Key Takeaways
A False Allure
In response to perceived inequality and injustice in free-market economies, people often turn to socialism. Socialists promise that their policies would lead to greater equality and shared prosperity. But these promises are never kept. The experiences of East and West Germany offer us clear examples of how socialism and capitalism affect people’s prosperity.
Voting with Their Feet
After World War II, Germany was divided into two separate countries, East and West. East Germany’s socialism was a clear contrast to West Germany’s more capitalist economy. For over ten years, many people fled East Germany’s repressive socialism to West Germany’s capitalism and freedom. East Germans only stopped voting with their feet when their government made it impossible to leave.
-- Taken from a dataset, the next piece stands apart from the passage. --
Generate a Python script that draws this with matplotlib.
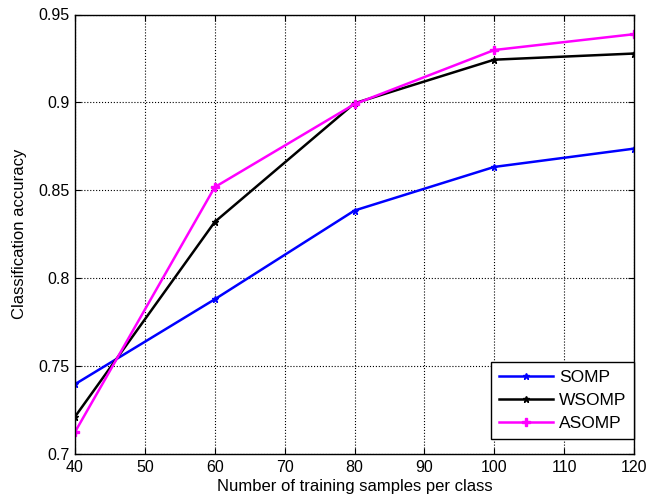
import matplotlib
matplotlib.use("Agg")
import matplotlib.pyplot as plt

plt.rcParams['font.family'] = ['Liberation Sans', 'DejaVu Sans']

samples = [40, 60, 80, 100, 120]
somp = [0.7397, 0.788, 0.8385, 0.8633, 0.8737]
wsomp = [0.7212, 0.832, 0.8995, 0.9243, 0.9278]
asomp = [0.7125, 0.8518, 0.8990, 0.9298, 0.9388]
xticks = [40, 50, 60, 70, 80, 90, 100, 110, 120]
yticks = [0.7, 0.75, 0.8, 0.85, 0.9, 0.95]
ytick_labels = ['0.7', '0.75', '0.8', '0.85', '0.9', '0.95']

fig = plt.figure(figsize=(6.51, 4.99), dpi=100)
L, R, T, B = 75, 634, 14.5, 454
ax = fig.add_axes([L/651, 1-B/499, (R-L)/651, (B-T)/499])

ax.plot(samples, somp, color='#0000ff', lw=1.8, marker='*', ms=5, label='SOMP')
ax.plot(samples, wsomp, color='black', lw=1.8, marker='*', ms=5, label='WSOMP')
ax.plot(samples, asomp, color='#ff00ff', lw=1.8, marker='P', ms=6, label='ASOMP')

ax.set_xlim(40, 120)
ax.set_ylim(0.7, 0.95)
ax.set_xticks(xticks)
ax.set_yticks(yticks)
ax.set_yticklabels(ytick_labels)
ax.tick_params(direction='in', labelsize=11.5, length=4, top=True, right=True, pad=4)
ax.grid(True, color='black', linestyle=':', linewidth=0.8)
for s in ax.spines.values():
    s.set_linewidth(1)
ax.set_xlabel('Number of training samples per class', fontsize=12, labelpad=3)
ax.set_ylabel('Classification accuracy', fontsize=12, labelpad=8)

leg = ax.legend(loc='lower right', bbox_to_anchor=(1.0, 15/(B-T)), borderaxespad=0,
                fontsize=12.5, fancybox=False, framealpha=1, edgecolor='black',
                handlelength=3.1, handletextpad=0.35, borderpad=0.45, labelspacing=0.45)
leg.get_frame().set_linewidth(1)

fig.savefig('out.png', dpi=100)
By 1961, prohibitive barriers stretched across the whole country, and the Berlin Wall had been completed.
A Deep Division
Why did East Germans want to leave? In just a few decades after their division, West Germans became twice as well off as East Germans. Workers owned cars in the West, a phenomenon relatively unknown on the other side of the Iron Curtain. In public, East Berlin’s citizens avoided contact with outsiders and feared authorities. They had no free speech. Critics of the government were jailed.
Not-So-Tough Decision
After the collapse of the Soviet Union, the East Germans chose to abandon socialism in order to pursue greater prosperity and political freedom by joining the liberal democracy and social market economy of Western Germany. Socialism may promise prosperity, but history shows that it never keeps its promises.